Sat | Oct 1, 2022

No Gov't bailout - Public funds will not be used to rescue closing private schools, says Reid

Published:Thursday | August 31, 2017 | 12:00 AMPaul Clarke
Education Minister Ruel Reid addressing the Rotary Club of Kingston at The Jamaica Pegasus hotel in New Kingston yesterday.

Minister of Education Ruel Reid has cited changes in the education sector, including the increase in the number of available public-school places, as reasons for the closure of several privately operated institutions in recent years, warning that the Government will not be offering a bailout to private businesses using public funds.

"This is a natural shift in the education landscape and, from a private point of view, it's a business, and if the demand is not there, the business will have to transition to something else," Reid said.

"Things do change, sectors change, economy changes. We had, couple years ago, the whole financial sector meltdown, so the issue of St Joseph's High is a reflection of a changing demand in the education sector, because St Joseph's was a private high school, which means there aren't enough private students enrolling, as there are enough public-education places that are free. It's a case of supply and demand."

Reid, who was the keynote speaker at a luncheon put on by the Rotary Club of Kingston at The Jamaica Pegasus hotel yesterday, told journalists that a shift in demographics is also to be blamed for the closures.

"A couple of interesting demographic issues are emerging that our actual population of children have declined by more than 25 per cent over the last decade," Reid said. "And so, what you're seeing is that you have far less persons having the financial wherewithal to fund their children through private education."

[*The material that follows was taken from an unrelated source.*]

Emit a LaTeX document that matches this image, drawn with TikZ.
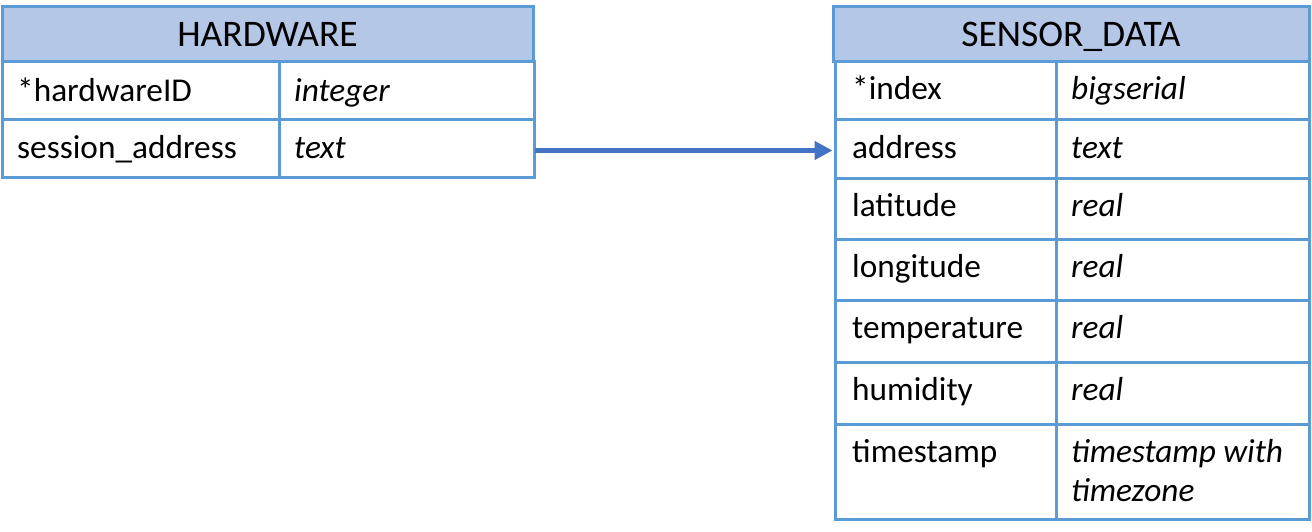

St Joseph's High School became the latest to shutter its doors, citing the dramatic decline in registration as a key factor when it ceased operations yesterday after close to 40 years of serving the education sector.

It has joined a long line of others that have closed their doors over the last five years.




The education minister said that a strategic buildout of classroom spaces in recent years has given more options to parents, who, because of the economics of it, have chosen to access education for children through government-funded schools.

"We have created, equally, more capacity in our public primary and high schools, so there is no longer any shortage of space at that level. In fact, a lot of our primary schools are underpopulated, which is one of the reasons why we are adding infant departments to them," said Reid.

"In addition, we have had, over the years, a number of private preparatory schools closing, and there are very few privately owned high schools that are viable."

He noted that it would be unwise to use public money to fund private businesses, even if that business is a school, reasoning that it is a matter of supply and demand.

"If you set up a private school and it is not viable by way of demand and supply, you can't come now to Government asking for bailout. What I am saying, therefore, is that they (private schools) will have to re-engineer and transition into new things in this new landscape," said the minister.